→ WHAT IS REQUIRED: Copy all of the material exactly. Pictures are not to appear in the copy.

→ MATERIAL PROVIDED:
____

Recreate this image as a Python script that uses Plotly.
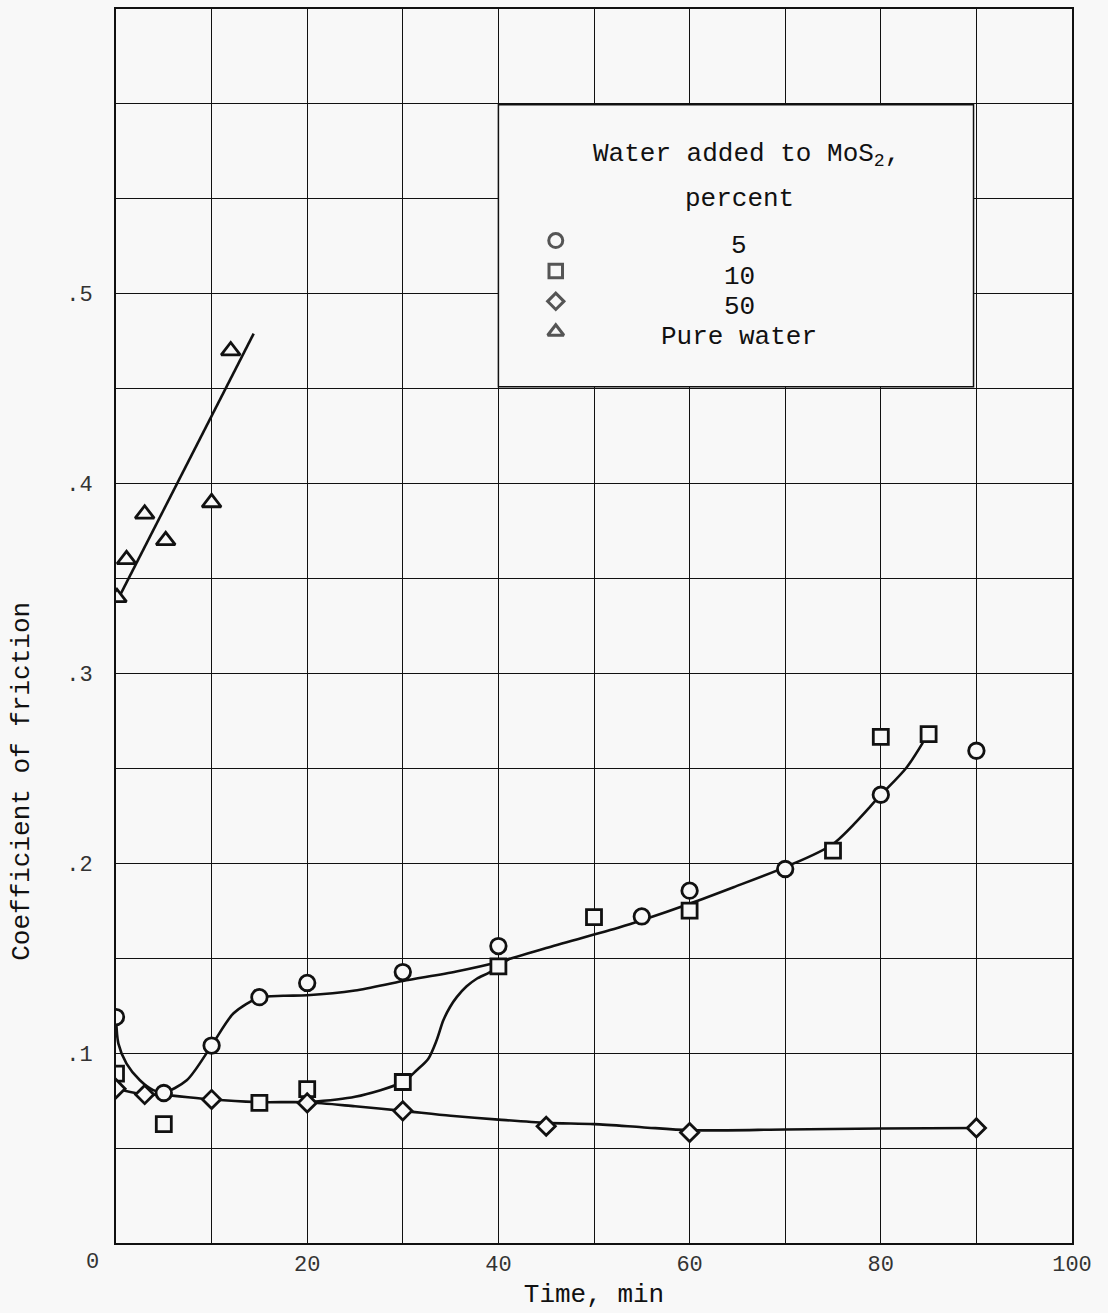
import plotly.graph_objects as go

# ---------------- data ----------------
# measured points: time (min) and coefficient of friction
t5 = [0, 5, 10, 15, 20, 30, 40, 55, 60, 70, 80, 90]
f5 = [0.119, 0.079, 0.104, 0.1295, 0.137, 0.1427, 0.1564, 0.172, 0.1856, 0.197, 0.2361, 0.2593]

t10 = [0, 5, 15, 20, 30, 40, 50, 60, 75, 80, 85]
f10 = [0.0892, 0.0626, 0.0738, 0.081, 0.0848, 0.1457, 0.1716, 0.1751, 0.2067, 0.2666, 0.268]

t50 = [0, 3, 10, 20, 30, 45, 60, 90]
f50 = [0.0813, 0.0782, 0.0756, 0.0738, 0.0696, 0.0615, 0.0582, 0.0606]

tw = [0.1, 1.1, 3.0, 5.2, 10.0, 12.0]
fw = [0.340, 0.360, 0.384, 0.370, 0.390, 0.470]

# faired curves as drawn on the chart
c5_t = [0, 0.25, 1.1, 2.5, 3.9, 5, 7.4, 10, 12.3, 15, 17.5, 20, 25, 30, 35.6, 40, 45,
        52.7, 55, 60, 64.6, 70, 75, 80, 82.7, 84.4]
c5_f = [0.119, 0.105, 0.0945, 0.0857, 0.0805, 0.0793, 0.0857, 0.104, 0.121, 0.1293,
        0.1302, 0.1305, 0.133, 0.138, 0.143, 0.148, 0.1554, 0.1663, 0.170, 0.1787,
        0.1874, 0.198, 0.2102, 0.236, 0.2505, 0.2636]

c10_t = [20, 25, 30, 31.45, 32.67, 33.54, 34.24, 34.94, 35.64, 36.68, 37.73, 39.12, 41.2]
c10_f = [0.0741, 0.077, 0.0848, 0.091, 0.0971, 0.1068, 0.1173, 0.1243, 0.1295, 0.1352,
         0.1392, 0.1427, 0.150]

c50_t = [0, 3, 5, 10, 15, 20, 25, 30, 35, 40, 45, 50, 55, 60, 70, 80, 90]
c50_f = [0.0813, 0.0782, 0.078, 0.0756, 0.0742, 0.0741, 0.072, 0.0696, 0.067, 0.065,
         0.0633, 0.0626, 0.061, 0.0594, 0.0598, 0.0603, 0.0606]

cw_t = [0.2, 14.4]
cw_f = [0.339, 0.479]

series_names = ["5", "10", "50", "Pure water"]
legend_title = "Water added to MoS<sub>2</sub>,"
legend_subtitle = "percent"

x_tickvals = [20, 40, 60, 80, 100]
x_ticktext = ["20", "40", "60", "80", "100"]
y_tickvals = [0.1, 0.2, 0.3, 0.4, 0.5]
y_ticktext = [".1", ".2", ".3", ".4", ".5"]

# ---------------- styling ----------------
BG = "#f8f8f8"
INK = "#111111"
FONT = "Liberation Mono, DejaVu Sans Mono, monospace"
CURVE_W = 2.6
MLINE = 2.8

fig = go.Figure()

# faired curves
for ct, cf, shape in [(c5_t, c5_f, "spline"), (c10_t, c10_f, "spline"),
                      (c50_t, c50_f, "spline"), (cw_t, cw_f, "linear")]:
    fig.add_trace(go.Scatter(
        x=ct, y=cf, mode="lines",
        line=dict(color=INK, width=CURVE_W, shape=shape, smoothing=0.8),
        showlegend=False, hoverinfo="skip"))

# measured points
symbols = ["circle", "square", "diamond", "triangle-up"]
sizes = [15.5, 15, 14, 16.5]
for (tt, ff), sym, sz, nm in zip([(t5, f5), (t10, f10), (t50, f50), (tw, fw)],
                                 symbols, sizes, series_names):
    fig.add_trace(go.Scatter(
        x=tt, y=ff, mode="markers", name=nm,
        marker=dict(symbol=sym, size=sz, color=BG,
                    line=dict(color=INK, width=MLINE)),
        showlegend=False))

# ---------------- hand-drawn style legend ----------------
LEG_X0, LEG_X1, LEG_Y0, LEG_Y1 = 40, 89.7, 0.451, 0.5995
LEG_SYM_X = 46
LEG_TEXT_X = 65.2
LEG_ROWS = [0.528, 0.512, 0.496, 0.480]

fig.add_shape(type="rect", xref="x", yref="y", x0=LEG_X0, x1=LEG_X1, y0=LEG_Y0, y1=LEG_Y1,
              fillcolor=BG, line=dict(color=INK, width=1.5), layer="between")

fig.add_trace(go.Scatter(
    x=[LEG_SYM_X] * 4, y=LEG_ROWS, mode="markers",
    marker=dict(symbol=symbols, size=[14, 13.5, 12.5, 14], color=BG,
                line=dict(color=INK, width=3)),
    showlegend=False, hoverinfo="skip"))

annots = []
annots.append(dict(x=65.9, y=0.5732, xref="x", yref="y", text=legend_title,
                   showarrow=False, font=dict(family=FONT, size=26, color=INK)))
annots.append(dict(x=65.2, y=0.550, xref="x", yref="y", text=legend_subtitle,
                   showarrow=False, font=dict(family=FONT, size=26, color=INK)))
for yy, nm in zip(LEG_ROWS, series_names):
    annots.append(dict(x=LEG_TEXT_X, y=yy - 0.003, xref="x", yref="y", text=nm,
                       showarrow=False, font=dict(family=FONT, size=26, color=INK)))

# corner "0" and the y-axis title (placed below centre, as in the original)
annots.append(dict(x=-0.0251, y=-0.0154, xref="paper", yref="paper", text="0",
                   xanchor="center", yanchor="middle",
                   showarrow=False, font=dict(family=FONT, size=22, color="#333")))
annots.append(dict(x=-0.0983, y=0.3738, xref="paper", yref="paper",
                   text="Coefficient of friction", textangle=-90,
                   xanchor="center", yanchor="middle",
                   showarrow=False, font=dict(family=FONT, size=26, color=INK)))

grid = dict(showgrid=True, gridcolor=INK, gridwidth=1.4)
fig.update_layout(
    width=1108, height=1313,
    margin=dict(l=116, r=36, t=7, b=70),
    paper_bgcolor=BG, plot_bgcolor=BG,
    annotations=annots,
    showlegend=False,
    xaxis=dict(range=[0, 100], tickmode="array", tickvals=x_tickvals, ticktext=x_ticktext,
               zeroline=False, showline=True, linecolor=INK, linewidth=2, mirror=True,
               ticks="", ticklabelstandoff=0,
               title=dict(text="Time, min", standoff=6,
                          font=dict(family=FONT, size=26, color=INK)),
               minor=dict(tick0=0, dtick=10, **grid),
               tickfont=dict(family=FONT, size=22, color="#333"), **grid),
    yaxis=dict(range=[0, 0.65], tickmode="array", tickvals=y_tickvals, ticktext=y_ticktext,
               zeroline=False, showline=True, linecolor=INK, linewidth=2, mirror=True,
               ticks="", ticklabelstandoff=17,
               minor=dict(tick0=0, dtick=0.05, **grid),
               tickfont=dict(family=FONT, size=22, color="#333"), **grid),
)

fig.write_html("out.html")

____

→ ANSWER BELOW:
Recreate this image as a Python script that uses Plotly.
import plotly.graph_objects as go

# ---------------- data ----------------
# measured points: time (min) and coefficient of friction
t5 = [0, 5, 10, 15, 20, 30, 40, 55, 60, 70, 80, 90]
f5 = [0.119, 0.079, 0.104, 0.1295, 0.137, 0.1427, 0.1564, 0.172, 0.1856, 0.197, 0.2361, 0.2593]

t10 = [0, 5, 15, 20, 30, 40, 50, 60, 75, 80, 85]
f10 = [0.0892, 0.0626, 0.0738, 0.081, 0.0848, 0.1457, 0.1716, 0.1751, 0.2067, 0.2666, 0.268]

t50 = [0, 3, 10, 20, 30, 45, 60, 90]
f50 = [0.0813, 0.0782, 0.0756, 0.0738, 0.0696, 0.0615, 0.0582, 0.0606]

tw = [0.1, 1.1, 3.0, 5.2, 10.0, 12.0]
fw = [0.340, 0.360, 0.384, 0.370, 0.390, 0.470]

# faired curves as drawn on the chart
c5_t = [0, 0.25, 1.1, 2.5, 3.9, 5, 7.4, 10, 12.3, 15, 17.5, 20, 25, 30, 35.6, 40, 45,
        52.7, 55, 60, 64.6, 70, 75, 80, 82.7, 84.4]
c5_f = [0.119, 0.105, 0.0945, 0.0857, 0.0805, 0.0793, 0.0857, 0.104, 0.121, 0.1293,
        0.1302, 0.1305, 0.133, 0.138, 0.143, 0.148, 0.1554, 0.1663, 0.170, 0.1787,
        0.1874, 0.198, 0.2102, 0.236, 0.2505, 0.2636]

c10_t = [20, 25, 30, 31.45, 32.67, 33.54, 34.24, 34.94, 35.64, 36.68, 37.73, 39.12, 41.2]
c10_f = [0.0741, 0.077, 0.0848, 0.091, 0.0971, 0.1068, 0.1173, 0.1243, 0.1295, 0.1352,
         0.1392, 0.1427, 0.150]

c50_t = [0, 3, 5, 10, 15, 20, 25, 30, 35, 40, 45, 50, 55, 60, 70, 80, 90]
c50_f = [0.0813, 0.0782, 0.078, 0.0756, 0.0742, 0.0741, 0.072, 0.0696, 0.067, 0.065,
         0.0633, 0.0626, 0.061, 0.0594, 0.0598, 0.0603, 0.0606]

cw_t = [0.2, 14.4]
cw_f = [0.339, 0.479]

series_names = ["5", "10", "50", "Pure water"]
legend_title = "Water added to MoS<sub>2</sub>,"
legend_subtitle = "percent"

x_tickvals = [20, 40, 60, 80, 100]
x_ticktext = ["20", "40", "60", "80", "100"]
y_tickvals = [0.1, 0.2, 0.3, 0.4, 0.5]
y_ticktext = [".1", ".2", ".3", ".4", ".5"]

# ---------------- styling ----------------
BG = "#f8f8f8"
INK = "#111111"
FONT = "Liberation Mono, DejaVu Sans Mono, monospace"
CURVE_W = 2.6
MLINE = 2.8

fig = go.Figure()

# faired curves
for ct, cf, shape in [(c5_t, c5_f, "spline"), (c10_t, c10_f, "spline"),
                      (c50_t, c50_f, "spline"), (cw_t, cw_f, "linear")]:
    fig.add_trace(go.Scatter(
        x=ct, y=cf, mode="lines",
        line=dict(color=INK, width=CURVE_W, shape=shape, smoothing=0.8),
        showlegend=False, hoverinfo="skip"))

# measured points
symbols = ["circle", "square", "diamond", "triangle-up"]
sizes = [15.5, 15, 14, 16.5]
for (tt, ff), sym, sz, nm in zip([(t5, f5), (t10, f10), (t50, f50), (tw, fw)],
                                 symbols, sizes, series_names):
    fig.add_trace(go.Scatter(
        x=tt, y=ff, mode="markers", name=nm,
        marker=dict(symbol=sym, size=sz, color=BG,
                    line=dict(color=INK, width=MLINE)),
        showlegend=False))

# ---------------- hand-drawn style legend ----------------
LEG_X0, LEG_X1, LEG_Y0, LEG_Y1 = 40, 89.7, 0.451, 0.5995
LEG_SYM_X = 46
LEG_TEXT_X = 65.2
LEG_ROWS = [0.528, 0.512, 0.496, 0.480]

fig.add_shape(type="rect", xref="x", yref="y", x0=LEG_X0, x1=LEG_X1, y0=LEG_Y0, y1=LEG_Y1,
              fillcolor=BG, line=dict(color=INK, width=1.5), layer="between")

fig.add_trace(go.Scatter(
    x=[LEG_SYM_X] * 4, y=LEG_ROWS, mode="markers",
    marker=dict(symbol=symbols, size=[14, 13.5, 12.5, 14], color=BG,
                line=dict(color=INK, width=3)),
    showlegend=False, hoverinfo="skip"))

annots = []
annots.append(dict(x=65.9, y=0.5732, xref="x", yref="y", text=legend_title,
                   showarrow=False, font=dict(family=FONT, size=26, color=INK)))
annots.append(dict(x=65.2, y=0.550, xref="x", yref="y", text=legend_subtitle,
                   showarrow=False, font=dict(family=FONT, size=26, color=INK)))
for yy, nm in zip(LEG_ROWS, series_names):
    annots.append(dict(x=LEG_TEXT_X, y=yy - 0.003, xref="x", yref="y", text=nm,
                       showarrow=False, font=dict(family=FONT, size=26, color=INK)))

# corner "0" and the y-axis title (placed below centre, as in the original)
annots.append(dict(x=-0.0251, y=-0.0154, xref="paper", yref="paper", text="0",
                   xanchor="center", yanchor="middle",
                   showarrow=False, font=dict(family=FONT, size=22, color="#333")))
annots.append(dict(x=-0.0983, y=0.3738, xref="paper", yref="paper",
                   text="Coefficient of friction", textangle=-90,
                   xanchor="center", yanchor="middle",
                   showarrow=False, font=dict(family=FONT, size=26, color=INK)))

grid = dict(showgrid=True, gridcolor=INK, gridwidth=1.4)
fig.update_layout(
    width=1108, height=1313,
    margin=dict(l=116, r=36, t=7, b=70),
    paper_bgcolor=BG, plot_bgcolor=BG,
    annotations=annots,
    showlegend=False,
    xaxis=dict(range=[0, 100], tickmode="array", tickvals=x_tickvals, ticktext=x_ticktext,
               zeroline=False, showline=True, linecolor=INK, linewidth=2, mirror=True,
               ticks="", ticklabelstandoff=0,
               title=dict(text="Time, min", standoff=6,
                          font=dict(family=FONT, size=26, color=INK)),
               minor=dict(tick0=0, dtick=10, **grid),
               tickfont=dict(family=FONT, size=22, color="#333"), **grid),
    yaxis=dict(range=[0, 0.65], tickmode="array", tickvals=y_tickvals, ticktext=y_ticktext,
               zeroline=False, showline=True, linecolor=INK, linewidth=2, mirror=True,
               ticks="", ticklabelstandoff=17,
               minor=dict(tick0=0, dtick=0.05, **grid),
               tickfont=dict(family=FONT, size=22, color="#333"), **grid),
)

fig.write_html("out.html")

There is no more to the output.